→ REQUIREMENT:
Some lines in the listing below may include the string "this". How many are there? Give only the number.

→ Charts and diagrams as code:

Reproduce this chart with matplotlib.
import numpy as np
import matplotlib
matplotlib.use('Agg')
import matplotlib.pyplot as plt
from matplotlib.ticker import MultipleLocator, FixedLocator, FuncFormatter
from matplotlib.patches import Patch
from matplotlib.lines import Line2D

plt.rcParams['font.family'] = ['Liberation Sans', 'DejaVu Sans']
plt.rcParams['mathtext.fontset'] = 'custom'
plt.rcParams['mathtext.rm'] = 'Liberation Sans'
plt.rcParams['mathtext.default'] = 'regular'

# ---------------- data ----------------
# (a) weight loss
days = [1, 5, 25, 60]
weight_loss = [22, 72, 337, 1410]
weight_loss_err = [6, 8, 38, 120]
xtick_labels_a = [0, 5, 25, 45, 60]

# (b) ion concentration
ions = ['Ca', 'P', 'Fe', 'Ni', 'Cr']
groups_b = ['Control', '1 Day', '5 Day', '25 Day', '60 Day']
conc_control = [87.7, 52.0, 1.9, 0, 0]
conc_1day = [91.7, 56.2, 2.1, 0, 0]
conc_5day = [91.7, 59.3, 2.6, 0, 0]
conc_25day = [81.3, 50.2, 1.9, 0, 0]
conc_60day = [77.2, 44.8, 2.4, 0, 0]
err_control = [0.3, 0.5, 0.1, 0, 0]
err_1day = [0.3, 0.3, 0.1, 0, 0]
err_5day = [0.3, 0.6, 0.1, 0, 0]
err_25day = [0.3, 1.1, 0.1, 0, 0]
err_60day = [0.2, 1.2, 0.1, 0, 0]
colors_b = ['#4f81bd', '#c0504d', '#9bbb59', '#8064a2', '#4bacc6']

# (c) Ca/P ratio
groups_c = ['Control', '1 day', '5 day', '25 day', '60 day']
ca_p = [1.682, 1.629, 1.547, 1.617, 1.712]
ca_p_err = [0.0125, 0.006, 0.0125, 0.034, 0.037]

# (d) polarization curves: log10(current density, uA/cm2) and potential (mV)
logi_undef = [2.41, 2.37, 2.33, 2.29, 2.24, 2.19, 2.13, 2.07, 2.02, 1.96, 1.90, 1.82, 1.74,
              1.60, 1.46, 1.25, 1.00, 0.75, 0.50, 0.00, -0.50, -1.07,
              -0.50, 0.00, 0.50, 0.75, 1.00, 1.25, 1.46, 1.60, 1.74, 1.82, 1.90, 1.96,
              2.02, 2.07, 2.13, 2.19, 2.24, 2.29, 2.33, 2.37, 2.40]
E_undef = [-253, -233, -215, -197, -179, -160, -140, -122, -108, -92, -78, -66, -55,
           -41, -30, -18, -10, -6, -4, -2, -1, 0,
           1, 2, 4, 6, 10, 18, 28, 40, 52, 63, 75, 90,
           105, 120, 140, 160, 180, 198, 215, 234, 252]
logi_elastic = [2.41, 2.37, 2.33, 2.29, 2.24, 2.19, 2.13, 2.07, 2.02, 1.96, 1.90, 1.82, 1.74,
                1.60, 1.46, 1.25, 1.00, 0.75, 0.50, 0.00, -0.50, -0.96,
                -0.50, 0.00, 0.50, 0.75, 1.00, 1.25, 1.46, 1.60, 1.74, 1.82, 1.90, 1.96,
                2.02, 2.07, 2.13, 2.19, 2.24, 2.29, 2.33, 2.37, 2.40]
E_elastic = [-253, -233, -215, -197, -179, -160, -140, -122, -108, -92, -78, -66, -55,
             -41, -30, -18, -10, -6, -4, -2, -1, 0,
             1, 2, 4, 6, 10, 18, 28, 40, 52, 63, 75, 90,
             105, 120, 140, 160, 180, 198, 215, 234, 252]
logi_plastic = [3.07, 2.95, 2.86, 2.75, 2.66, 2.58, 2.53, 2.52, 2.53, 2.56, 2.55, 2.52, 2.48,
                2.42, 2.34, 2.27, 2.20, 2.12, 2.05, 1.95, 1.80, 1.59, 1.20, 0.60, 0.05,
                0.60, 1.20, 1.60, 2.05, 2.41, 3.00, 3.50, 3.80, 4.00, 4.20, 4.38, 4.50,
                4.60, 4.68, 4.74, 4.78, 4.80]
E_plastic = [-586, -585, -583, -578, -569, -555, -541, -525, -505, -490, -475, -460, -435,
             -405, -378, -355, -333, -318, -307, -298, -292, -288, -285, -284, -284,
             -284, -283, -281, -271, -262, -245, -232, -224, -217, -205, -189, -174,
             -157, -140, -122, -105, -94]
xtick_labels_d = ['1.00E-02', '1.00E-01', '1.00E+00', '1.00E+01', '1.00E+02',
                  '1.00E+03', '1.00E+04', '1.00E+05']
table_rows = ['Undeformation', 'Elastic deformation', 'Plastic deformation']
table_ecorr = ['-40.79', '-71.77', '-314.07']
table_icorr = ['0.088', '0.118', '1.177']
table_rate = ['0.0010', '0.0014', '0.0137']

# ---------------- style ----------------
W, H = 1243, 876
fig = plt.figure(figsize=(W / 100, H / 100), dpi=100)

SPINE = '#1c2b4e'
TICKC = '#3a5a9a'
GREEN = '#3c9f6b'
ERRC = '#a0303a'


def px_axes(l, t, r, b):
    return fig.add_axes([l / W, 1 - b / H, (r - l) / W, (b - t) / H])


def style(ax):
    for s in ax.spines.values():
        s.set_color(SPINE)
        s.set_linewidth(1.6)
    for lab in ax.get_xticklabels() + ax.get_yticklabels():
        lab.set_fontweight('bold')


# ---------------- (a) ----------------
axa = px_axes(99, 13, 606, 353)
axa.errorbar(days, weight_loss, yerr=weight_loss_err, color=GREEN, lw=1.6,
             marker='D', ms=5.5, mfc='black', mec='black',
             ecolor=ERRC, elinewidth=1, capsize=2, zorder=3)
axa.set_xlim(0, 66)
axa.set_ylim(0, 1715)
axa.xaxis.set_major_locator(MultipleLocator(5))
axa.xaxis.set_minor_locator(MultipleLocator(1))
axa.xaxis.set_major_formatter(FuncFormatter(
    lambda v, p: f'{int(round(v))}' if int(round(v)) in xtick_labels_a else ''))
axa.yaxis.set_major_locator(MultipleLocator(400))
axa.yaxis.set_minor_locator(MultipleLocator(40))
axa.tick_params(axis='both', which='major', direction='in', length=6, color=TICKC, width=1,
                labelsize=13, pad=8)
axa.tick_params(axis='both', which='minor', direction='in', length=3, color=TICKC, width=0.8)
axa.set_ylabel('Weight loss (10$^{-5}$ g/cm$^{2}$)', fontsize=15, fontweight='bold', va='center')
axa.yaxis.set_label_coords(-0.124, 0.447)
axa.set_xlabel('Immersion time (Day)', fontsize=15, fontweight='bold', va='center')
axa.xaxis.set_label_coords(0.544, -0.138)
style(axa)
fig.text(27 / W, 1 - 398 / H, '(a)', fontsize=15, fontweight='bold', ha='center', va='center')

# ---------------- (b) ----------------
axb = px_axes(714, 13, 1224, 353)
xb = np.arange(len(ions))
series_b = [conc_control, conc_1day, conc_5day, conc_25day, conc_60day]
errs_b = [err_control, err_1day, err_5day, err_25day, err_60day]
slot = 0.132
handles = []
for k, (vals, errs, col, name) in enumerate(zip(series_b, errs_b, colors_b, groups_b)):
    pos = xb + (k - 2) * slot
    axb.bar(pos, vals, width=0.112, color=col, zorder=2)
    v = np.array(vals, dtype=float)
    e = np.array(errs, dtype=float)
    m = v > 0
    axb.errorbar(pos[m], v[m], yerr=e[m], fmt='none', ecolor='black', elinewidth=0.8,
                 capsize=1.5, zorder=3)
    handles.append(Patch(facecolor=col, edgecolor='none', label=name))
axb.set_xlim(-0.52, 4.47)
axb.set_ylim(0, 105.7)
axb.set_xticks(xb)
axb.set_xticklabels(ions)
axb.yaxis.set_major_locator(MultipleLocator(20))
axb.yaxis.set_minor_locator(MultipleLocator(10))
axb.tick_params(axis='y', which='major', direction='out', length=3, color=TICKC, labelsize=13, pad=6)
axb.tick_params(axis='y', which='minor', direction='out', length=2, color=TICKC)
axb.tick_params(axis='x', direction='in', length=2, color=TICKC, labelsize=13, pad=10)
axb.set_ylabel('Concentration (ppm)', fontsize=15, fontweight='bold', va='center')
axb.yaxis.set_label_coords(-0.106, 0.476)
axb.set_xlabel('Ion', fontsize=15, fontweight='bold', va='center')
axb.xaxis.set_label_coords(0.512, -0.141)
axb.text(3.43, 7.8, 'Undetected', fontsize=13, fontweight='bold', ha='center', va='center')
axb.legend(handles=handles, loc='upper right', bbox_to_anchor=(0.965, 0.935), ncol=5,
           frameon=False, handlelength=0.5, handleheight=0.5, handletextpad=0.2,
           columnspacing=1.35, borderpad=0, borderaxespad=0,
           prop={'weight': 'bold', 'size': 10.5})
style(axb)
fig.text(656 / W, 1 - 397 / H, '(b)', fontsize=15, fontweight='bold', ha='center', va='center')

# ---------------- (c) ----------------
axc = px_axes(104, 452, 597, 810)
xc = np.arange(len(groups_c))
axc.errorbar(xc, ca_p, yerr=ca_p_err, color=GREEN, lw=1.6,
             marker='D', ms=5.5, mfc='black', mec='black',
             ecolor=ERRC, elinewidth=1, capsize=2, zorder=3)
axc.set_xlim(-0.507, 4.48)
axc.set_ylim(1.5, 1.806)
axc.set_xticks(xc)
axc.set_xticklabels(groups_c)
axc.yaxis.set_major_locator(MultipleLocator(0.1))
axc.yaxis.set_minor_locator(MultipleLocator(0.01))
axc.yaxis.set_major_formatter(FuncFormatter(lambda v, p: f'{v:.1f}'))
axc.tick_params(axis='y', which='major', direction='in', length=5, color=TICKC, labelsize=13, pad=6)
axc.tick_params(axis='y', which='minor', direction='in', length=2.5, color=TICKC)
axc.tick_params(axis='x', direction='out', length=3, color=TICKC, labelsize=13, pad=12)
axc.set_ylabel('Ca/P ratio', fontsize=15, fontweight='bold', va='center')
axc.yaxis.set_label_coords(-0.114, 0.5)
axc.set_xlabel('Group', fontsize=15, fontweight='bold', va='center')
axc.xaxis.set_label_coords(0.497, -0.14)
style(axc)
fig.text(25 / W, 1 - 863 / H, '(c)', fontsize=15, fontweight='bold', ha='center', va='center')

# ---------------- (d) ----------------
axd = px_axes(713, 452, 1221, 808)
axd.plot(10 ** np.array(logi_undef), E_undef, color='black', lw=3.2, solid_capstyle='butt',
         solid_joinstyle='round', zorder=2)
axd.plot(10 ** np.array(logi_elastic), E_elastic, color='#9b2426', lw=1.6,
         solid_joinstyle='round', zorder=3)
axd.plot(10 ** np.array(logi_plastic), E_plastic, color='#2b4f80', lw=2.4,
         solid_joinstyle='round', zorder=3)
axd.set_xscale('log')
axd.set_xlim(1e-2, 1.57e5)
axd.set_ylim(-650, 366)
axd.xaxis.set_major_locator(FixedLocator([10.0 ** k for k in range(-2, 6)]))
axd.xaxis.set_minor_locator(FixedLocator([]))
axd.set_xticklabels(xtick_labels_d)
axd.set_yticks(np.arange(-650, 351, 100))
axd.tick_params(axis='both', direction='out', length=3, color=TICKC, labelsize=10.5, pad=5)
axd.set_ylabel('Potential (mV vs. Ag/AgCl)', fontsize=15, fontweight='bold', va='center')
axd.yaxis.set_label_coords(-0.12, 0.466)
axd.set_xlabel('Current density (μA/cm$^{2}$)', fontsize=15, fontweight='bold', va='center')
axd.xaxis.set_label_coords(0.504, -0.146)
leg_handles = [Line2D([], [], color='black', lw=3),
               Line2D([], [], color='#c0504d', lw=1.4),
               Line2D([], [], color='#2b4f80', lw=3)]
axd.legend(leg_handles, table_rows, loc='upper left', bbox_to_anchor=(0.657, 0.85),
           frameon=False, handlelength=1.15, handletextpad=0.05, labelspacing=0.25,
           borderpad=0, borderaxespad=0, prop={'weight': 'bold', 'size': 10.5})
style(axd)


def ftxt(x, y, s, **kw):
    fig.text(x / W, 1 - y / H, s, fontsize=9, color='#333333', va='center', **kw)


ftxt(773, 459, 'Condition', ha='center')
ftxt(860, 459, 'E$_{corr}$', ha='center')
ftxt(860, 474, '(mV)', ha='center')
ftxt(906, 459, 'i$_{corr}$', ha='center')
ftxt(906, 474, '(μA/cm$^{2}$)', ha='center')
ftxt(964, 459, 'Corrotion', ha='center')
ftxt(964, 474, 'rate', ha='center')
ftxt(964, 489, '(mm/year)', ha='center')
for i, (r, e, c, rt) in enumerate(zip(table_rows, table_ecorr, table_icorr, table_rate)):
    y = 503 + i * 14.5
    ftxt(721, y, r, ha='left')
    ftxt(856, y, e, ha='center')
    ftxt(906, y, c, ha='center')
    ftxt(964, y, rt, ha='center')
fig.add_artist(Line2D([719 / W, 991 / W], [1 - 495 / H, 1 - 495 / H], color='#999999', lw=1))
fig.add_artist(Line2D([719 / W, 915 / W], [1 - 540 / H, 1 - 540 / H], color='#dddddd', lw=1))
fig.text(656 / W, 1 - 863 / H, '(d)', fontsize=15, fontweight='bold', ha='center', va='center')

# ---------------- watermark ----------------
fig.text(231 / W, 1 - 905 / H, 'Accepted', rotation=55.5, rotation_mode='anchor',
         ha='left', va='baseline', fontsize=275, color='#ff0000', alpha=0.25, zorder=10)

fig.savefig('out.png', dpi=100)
* * *
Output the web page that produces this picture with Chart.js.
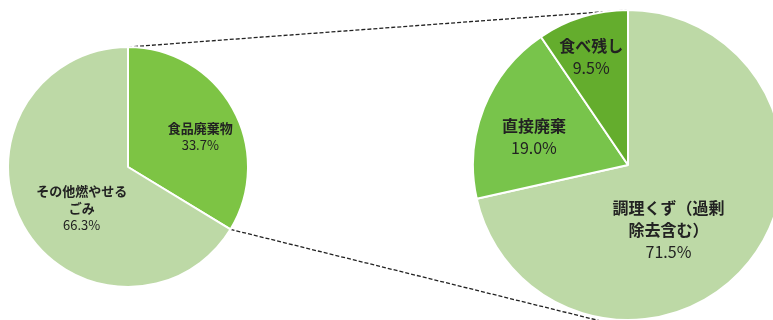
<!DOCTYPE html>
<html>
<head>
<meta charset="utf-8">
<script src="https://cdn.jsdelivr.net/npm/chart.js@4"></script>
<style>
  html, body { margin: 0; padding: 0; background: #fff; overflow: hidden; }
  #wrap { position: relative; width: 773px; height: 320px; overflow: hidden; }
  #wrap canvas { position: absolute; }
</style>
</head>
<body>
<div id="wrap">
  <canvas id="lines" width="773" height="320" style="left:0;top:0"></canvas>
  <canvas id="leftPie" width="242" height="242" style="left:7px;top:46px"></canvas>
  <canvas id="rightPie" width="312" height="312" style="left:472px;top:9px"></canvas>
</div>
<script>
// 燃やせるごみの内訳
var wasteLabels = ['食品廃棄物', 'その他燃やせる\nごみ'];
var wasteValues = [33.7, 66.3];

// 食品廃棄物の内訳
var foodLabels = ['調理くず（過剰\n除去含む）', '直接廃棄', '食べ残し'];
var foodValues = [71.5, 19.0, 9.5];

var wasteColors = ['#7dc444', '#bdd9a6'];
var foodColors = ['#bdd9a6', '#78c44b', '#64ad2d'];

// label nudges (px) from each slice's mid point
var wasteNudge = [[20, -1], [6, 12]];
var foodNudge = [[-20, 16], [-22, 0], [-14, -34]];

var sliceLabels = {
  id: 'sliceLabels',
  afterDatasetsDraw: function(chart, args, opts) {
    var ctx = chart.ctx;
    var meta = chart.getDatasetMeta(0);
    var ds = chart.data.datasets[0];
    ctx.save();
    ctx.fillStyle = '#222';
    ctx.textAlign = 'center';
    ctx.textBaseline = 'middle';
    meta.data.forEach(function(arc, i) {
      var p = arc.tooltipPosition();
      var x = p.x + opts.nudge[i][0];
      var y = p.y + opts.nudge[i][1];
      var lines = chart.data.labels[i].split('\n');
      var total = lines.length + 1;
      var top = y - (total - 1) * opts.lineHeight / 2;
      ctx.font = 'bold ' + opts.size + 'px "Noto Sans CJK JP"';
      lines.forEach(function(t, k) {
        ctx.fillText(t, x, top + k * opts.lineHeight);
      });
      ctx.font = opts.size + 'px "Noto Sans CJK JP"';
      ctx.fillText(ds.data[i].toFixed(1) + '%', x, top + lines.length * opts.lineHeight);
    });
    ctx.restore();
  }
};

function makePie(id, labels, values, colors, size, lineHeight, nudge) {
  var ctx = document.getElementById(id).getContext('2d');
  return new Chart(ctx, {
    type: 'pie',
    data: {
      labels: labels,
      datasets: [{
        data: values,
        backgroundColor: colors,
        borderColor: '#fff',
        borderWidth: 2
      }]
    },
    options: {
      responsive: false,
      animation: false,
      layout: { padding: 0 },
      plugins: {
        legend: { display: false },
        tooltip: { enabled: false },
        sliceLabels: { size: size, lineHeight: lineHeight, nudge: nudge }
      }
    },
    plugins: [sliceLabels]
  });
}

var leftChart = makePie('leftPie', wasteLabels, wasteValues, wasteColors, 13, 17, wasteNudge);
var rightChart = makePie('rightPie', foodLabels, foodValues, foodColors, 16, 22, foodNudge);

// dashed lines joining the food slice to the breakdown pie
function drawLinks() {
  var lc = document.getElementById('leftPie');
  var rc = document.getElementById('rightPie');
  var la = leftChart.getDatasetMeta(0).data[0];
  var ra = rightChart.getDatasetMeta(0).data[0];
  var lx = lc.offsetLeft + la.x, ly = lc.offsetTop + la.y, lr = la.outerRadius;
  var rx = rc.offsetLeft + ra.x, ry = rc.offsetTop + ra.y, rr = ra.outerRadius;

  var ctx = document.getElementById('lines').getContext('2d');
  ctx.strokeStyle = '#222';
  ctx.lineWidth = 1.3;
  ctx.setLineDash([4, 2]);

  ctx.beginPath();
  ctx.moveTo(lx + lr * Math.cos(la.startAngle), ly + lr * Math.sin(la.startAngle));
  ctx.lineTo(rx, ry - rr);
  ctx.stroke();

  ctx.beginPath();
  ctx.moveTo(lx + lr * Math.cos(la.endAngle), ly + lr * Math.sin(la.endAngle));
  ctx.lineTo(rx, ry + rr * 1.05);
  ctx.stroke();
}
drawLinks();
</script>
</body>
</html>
---
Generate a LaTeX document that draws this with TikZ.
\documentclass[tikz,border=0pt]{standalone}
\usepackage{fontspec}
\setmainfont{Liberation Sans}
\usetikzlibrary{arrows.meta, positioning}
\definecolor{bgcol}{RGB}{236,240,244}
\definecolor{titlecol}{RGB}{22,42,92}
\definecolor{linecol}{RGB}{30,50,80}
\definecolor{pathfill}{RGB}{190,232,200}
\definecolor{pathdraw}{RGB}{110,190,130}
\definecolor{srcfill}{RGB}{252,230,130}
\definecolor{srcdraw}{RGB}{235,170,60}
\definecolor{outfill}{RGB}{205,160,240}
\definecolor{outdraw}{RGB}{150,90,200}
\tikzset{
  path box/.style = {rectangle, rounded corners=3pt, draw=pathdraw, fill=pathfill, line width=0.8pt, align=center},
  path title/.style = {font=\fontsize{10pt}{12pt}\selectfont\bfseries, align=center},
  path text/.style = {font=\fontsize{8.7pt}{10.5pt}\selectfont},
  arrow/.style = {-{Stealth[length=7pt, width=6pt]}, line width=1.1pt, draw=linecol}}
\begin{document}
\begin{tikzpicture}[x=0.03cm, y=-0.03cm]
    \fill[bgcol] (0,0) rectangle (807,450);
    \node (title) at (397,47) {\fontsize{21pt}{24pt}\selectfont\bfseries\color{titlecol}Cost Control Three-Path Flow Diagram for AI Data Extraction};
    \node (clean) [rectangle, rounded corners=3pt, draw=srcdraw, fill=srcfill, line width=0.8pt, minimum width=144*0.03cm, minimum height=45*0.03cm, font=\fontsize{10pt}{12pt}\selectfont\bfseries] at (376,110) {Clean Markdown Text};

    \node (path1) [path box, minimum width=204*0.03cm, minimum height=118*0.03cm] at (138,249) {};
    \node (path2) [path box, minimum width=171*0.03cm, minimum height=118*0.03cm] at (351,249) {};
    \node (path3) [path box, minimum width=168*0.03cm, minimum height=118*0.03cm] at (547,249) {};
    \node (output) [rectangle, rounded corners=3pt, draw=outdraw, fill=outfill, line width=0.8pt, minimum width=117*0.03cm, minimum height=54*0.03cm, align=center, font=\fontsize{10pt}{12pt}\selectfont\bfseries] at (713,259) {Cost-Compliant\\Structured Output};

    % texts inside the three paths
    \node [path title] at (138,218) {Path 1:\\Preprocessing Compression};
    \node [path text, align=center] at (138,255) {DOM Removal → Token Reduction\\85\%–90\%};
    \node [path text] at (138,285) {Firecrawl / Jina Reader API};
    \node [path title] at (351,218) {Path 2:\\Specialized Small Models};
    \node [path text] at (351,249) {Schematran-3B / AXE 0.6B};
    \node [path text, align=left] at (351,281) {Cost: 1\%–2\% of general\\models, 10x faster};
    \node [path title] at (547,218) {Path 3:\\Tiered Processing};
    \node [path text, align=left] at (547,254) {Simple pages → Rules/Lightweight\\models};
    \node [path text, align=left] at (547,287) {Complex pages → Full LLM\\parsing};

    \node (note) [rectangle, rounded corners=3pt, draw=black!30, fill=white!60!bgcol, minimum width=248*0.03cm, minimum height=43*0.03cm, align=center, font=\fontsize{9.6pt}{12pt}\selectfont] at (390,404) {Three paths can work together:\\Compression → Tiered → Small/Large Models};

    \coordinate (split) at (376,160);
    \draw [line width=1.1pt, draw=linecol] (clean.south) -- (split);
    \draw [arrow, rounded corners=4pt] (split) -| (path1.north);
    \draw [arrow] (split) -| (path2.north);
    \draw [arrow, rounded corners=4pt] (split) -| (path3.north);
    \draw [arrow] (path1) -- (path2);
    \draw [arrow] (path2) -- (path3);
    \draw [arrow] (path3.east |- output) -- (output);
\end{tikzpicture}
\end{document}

→ OUTPUT OF THE TASK:
3